April FX Consensus Forecast

April FX Consensus Forecast

The US economy was gripped by a slew of activities in March. The Russia-Ukraine crisis, supply chain troubles, rising commodities, and energy prices, persistently high inflation, and finally Biden's budget for the new year, kept markets on the backfoot and risk sentiment cautious. However, according to the latest data, the U.S. economy concluded 2021 by increasing at a robust 6.9% annual rate in the last quarter of the year, slightly below predictions. The nation's Gross Domestic Product — the total output of goods and services — increased by 5.7% in 2021, the strongest calendar-year rise since a 7.2% increase in 1984 in the aftermath of a severe recession. This is slightly less than the government's initial prediction of 7%. The lower figure is owed to a slowdown in consumer spending as well as fewer exports. Moreover, economists think that growth would decelerate considerably this year, particularly in the first quarter of 2022. Higher inflation is anticipated to weigh on consumer spending as Americans become more gloomy about the economy. Home sales have declined as the Federal Reserve has begun to raise borrowing costs, resulting in a dramatic increase in mortgage rates. Exports may suffer as a result of the disruption to international economies caused by Russia's invasion of Ukraine.

Inflation is at a four-decade high, and the Fed is pondering a half-point rise at its next meeting to bring it down. The latest data shows that consumer prices in the United States increased in February to a new 40-year high, with inflation expected to soar much more in the aftermath of Russia's invasion of Ukraine. The consumer price index increased 7.9% year on year, following a 7.5% annual gain in January. The widely observed inflation gauge was up 0.8% month on month in February, indicating higher gasoline, food, and shelter expenses. Excluding volatile food and energy components, so-called core prices rose 0.5% month on month and 6.4% year on year. The results demonstrate that the inflationary cloud has become more persistent and expansive over the economy. The price increase has compelled the Federal Reserve to halt its two-year period of near-zero interest rates. This month, Fed officials lifted their benchmark lending rate from zero to a quarter-point increase. To ensure that this persistent pricing pressure subsides, Chair Powell and his colleagues have shifted from a long-standing preference for slow and gradual interest-rate increases and signaled a front-loading policy with a half-point hike on the table in May and more to come.  

Consumer confidence upholds and business investments are ramping up. Consumer confidence in the United States increased in March, indicating that good job growth offset Americans' concerns about decades-high inflation, which threatens spending and growth.
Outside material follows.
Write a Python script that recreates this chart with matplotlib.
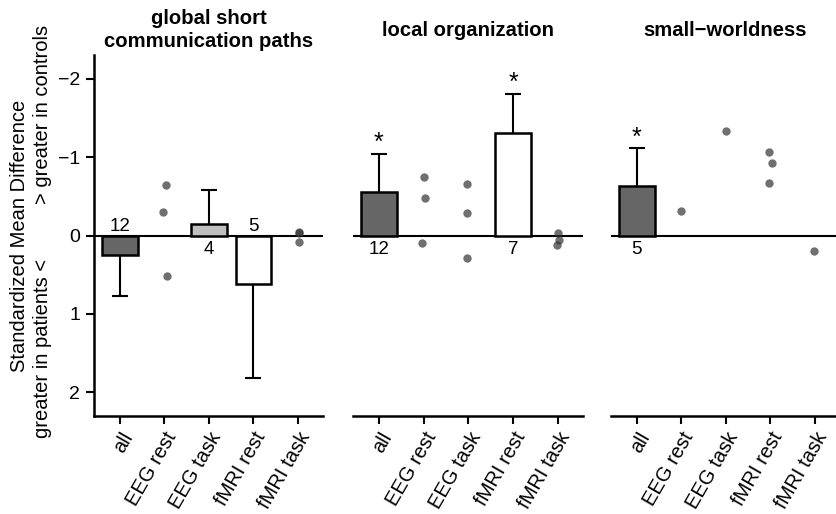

The Conference Board's index, which measures consumer confidence rose to 107.2 from 105.7 in February, which was the lowest score in a year. Despite the increase in confidence, Americans are experiencing the biggest inflation since 1982, which is already forcing some to curtail their purchases of particular goods or services, and a slowdown in consumption would represent a risk to economic growth. Having said that, according to the most recent statistics, retail sales in February climbed modestly at 0.3%, compared to predictions of 0.4%

Moreover, despite rising inflationary pressures, persistent labor market improvements have pushed employment back to pre-pandemic levels in several areas, bolstering US households. The economy likely added about half a million jobs in March, while the unemployment rate dipped to 3.7%. Despite solid labor market and salary growth, the average interest rate on a 30-year fixed-rate mortgage in the United States jumped to 4.42%, such market volatility is uncommon and the last time interest rates recovered so swiftly was nearly two decades ago.

On the business side, as a result of the pandemic, American corporations are developing their investments in technology and other capital expenditures. After adjusting for inflation, private nonresidential business investment increased 7.4% in 2021 compared to the previous year, the quickest rate since 2012 and a notable rebound from the 5.3% decrease in 2020. Economists predict that company expenditure will remain strong this year. According to the Institute for Supply Management, manufacturing firms intend to increase capital expenditures by 7.7% in nominal terms in 2022. Service companies anticipate a 10.3% increase.